Stewart trails off. A minute later, she shakes her head and smiles. Yesterday, she explains, while visiting her dad on Father’s Day, she came across a photo of the two of them at the premiere for “Panic Room,” her first big movie, in which she played Jodie Foster’s daughter. Then just 11, she was dressed on the red carpet in a severe, ill-fitting black outfit that she’d chosen herself. She was so nervous that a photographer asked her to calm down. “What you don’t understand,” she told him, “is that I actually can’t open my hands.” She holds up a white-knuckled fist to demonstrate.
Stewart has always had what she refers to as “high-functioning adrenal glands,” only now, it seems that she’s figured out a way to channel her anxiety productively, to enjoy the process of acting rather than simply enduring its trappings. When she notices me glancing at a leather-bound journal between us on the coffee table, she opens it to reveal poems she’s written over the years, mostly while flying. If she’s happy with how a poem has turned out, she transcribes it into the journal.

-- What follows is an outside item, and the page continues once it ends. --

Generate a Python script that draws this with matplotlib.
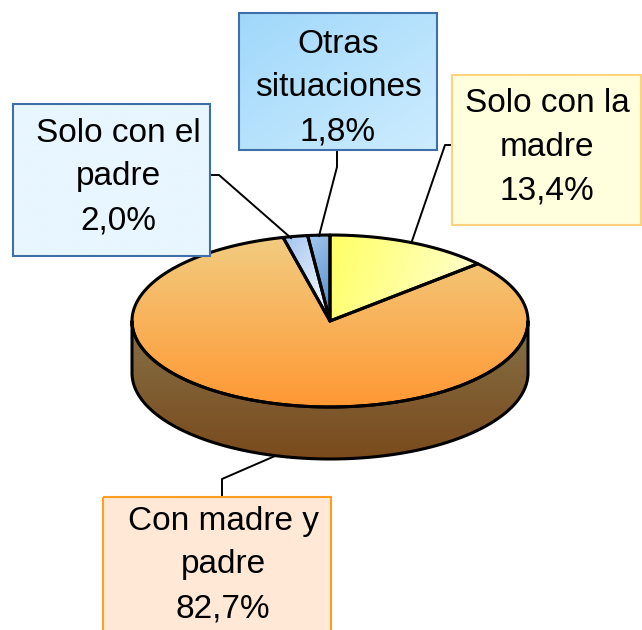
import numpy as np
import matplotlib.pyplot as plt
from matplotlib.patches import Polygon, Rectangle

plt.rcParams['font.family'] = ['Liberation Sans', 'DejaVu Sans']

# datos del grafico (porcentaje de hogares)
labels = ['Solo con la\nmadre', 'Con madre y\npadre', 'Solo con el\npadre', 'Otras\nsituaciones']
values = [13.4, 82.7, 2.0, 1.8]
pct_text = [f"{v:.1f}".replace('.', ',') + '%' for v in values]

# geometria del "pastel 3D" (en pixeles)
cx, cy = 330, 321
rx, ry = 198, 86
depth = 52

fig = plt.figure(figsize=(6.42, 6.30), dpi=100)
ax = fig.add_axes([0, 0, 1, 1])


def arc(t0, t1, dy=0, n=200):
    t = np.linspace(t0, t1, n)
    return np.column_stack([cx + rx * np.sin(t), cy - ry * np.cos(t) + dy])


def grad_fill(patch, c0, c1, direction=(0, 1), z=2):
    # relleno degradado recortado al poligono
    path = patch.get_patch_transform().transform_path(patch.get_path())
    ext = path.get_extents()
    x0, y0, x1, y1 = ext.x0, ext.y0, ext.x1, ext.y1
    X, Y = np.meshgrid(np.linspace(0, 1, 200), np.linspace(0, 1, 200))
    d = np.array(direction, float)
    tt = X * d[0] + Y * d[1]
    tt = (tt - tt.min()) / (tt.max() - tt.min())
    c0 = np.array(c0) / 255.0
    c1 = np.array(c1) / 255.0
    img = c0[None, None, :] + (c1 - c0)[None, None, :] * tt[:, :, None]
    im = ax.imshow(img, extent=(x0, x1, y1, y0), aspect='auto', zorder=z,
                   interpolation='bilinear')
    im.set_clip_path(patch)


total = sum(values)
bounds = np.concatenate([[0], np.cumsum(values)]) / total * 2 * np.pi

# lado visible (solo la porcion frontal de "Con madre y padre")
s0, s1 = max(bounds[1], np.pi / 2), min(bounds[2], 3 * np.pi / 2)
side = np.vstack([arc(s0, s1), arc(s1, s0, dy=depth)])
side_patch = Polygon(side, closed=True, facecolor='none', edgecolor='none', zorder=1)
ax.add_patch(side_patch)
grad_fill(side_patch, (133, 113, 72), (122, 74, 28), (0, 1), z=1)
ax.add_patch(Polygon(side, closed=True, facecolor='none', edgecolor='black',
                     lw=2.2, zorder=3, joinstyle='round'))

# caras superiores de cada porcion
top_colors = [
    ((255, 255, 100), (255, 255, 215), (1, 0.2)),
    ((242, 204, 128), (255, 152, 52), (0, 1)),
    ((160, 195, 240), (255, 255, 255), (1, 1)),
    ((165, 200, 240), (75, 135, 200), (0.3, 1)),
]
for i in range(len(values)):
    pts = np.vstack([[cx, cy], arc(bounds[i], bounds[i + 1])])
    p = Polygon(pts, closed=True, facecolor='none', edgecolor='none', zorder=2)
    ax.add_patch(p)
    c0, c1, dr = top_colors[i]
    grad_fill(p, c0, c1, dr, z=2)
    ax.add_patch(Polygon(pts, closed=True, facecolor='none', edgecolor='black',
                         lw=2.2, zorder=4, joinstyle='round'))

# cajas de etiquetas: (x0, y0, x1, y1), relleno, borde, centro del texto
boxes = [
    ((452, 75, 641, 225), ((255, 255, 221), (255, 255, 221)), '#FFD27F', (547, 147)),
    ((103, 497, 331, 645), ((255, 233, 214), (255, 233, 214)), '#FF9E1F', (223, 565)),
    ((13, 104, 210, 256), ((232, 246, 255), (232, 246, 255)), '#3F6FA8', (118, 177)),
    ((239, 13, 437, 150), ((160, 216, 250), (205, 236, 255)), '#3F6FA8', (338, 88)),
]
for i, (b, fill, edge, tc) in enumerate(boxes):
    x0, y0, x1, y1 = b
    r = Rectangle((x0, y0), x1 - x0, y1 - y0, facecolor='none', edgecolor='none', zorder=5)
    ax.add_patch(r)
    grad_fill(r, fill[0], fill[1], (1, 1), z=5)
    ax.add_patch(Rectangle((x0, y0), x1 - x0, y1 - y0, facecolor='none',
                           edgecolor=edge, lw=1.5, zorder=6))
    ax.text(tc[0], tc[1], labels[i] + '\n' + pct_text[i], ha='center', va='center',
            fontsize=24, linespacing=1.53, zorder=7)

# lineas guia
leaders = [
    [(452, 145), (445, 145), (412, 241)],
    [(222, 497), (222, 479), (275, 456)],
    [(210, 175), (219, 175), (291, 238)],
    [(337, 152), (337, 167), (319, 236)],
]
for ln in leaders:
    ln = np.array(ln)
    ax.plot(ln[:, 0], ln[:, 1], color='black', lw=1.4, zorder=4.5)

ax.set_xlim(0, 642)
ax.set_ylim(630, 0)
ax.axis('off')
fig.savefig('out.png', dpi=100)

“Come,” she says, leading me upstairs to a cluttered garage. The disarray makes it feel like the most intimate room in the house. A canvas, painted almost entirely in black, rests against one wall. At the center is a man in repose, halfway between sleep and consciousness, surrounded by dark. Before I can react, she says, “Yeah, I mean, I’m not, like, good. It just feels nice to apply paint to something.”
Stewart is making a short film inspired by the image, which in turn evolved from one of her poems. “It’s basically about that moment when you wake up and you get dressed and you realize” — she slips into first person — “I’m not sad anymore. I’m not saturated anymore. I’ve been dropped back into everyone else’s reality and now I can live again.”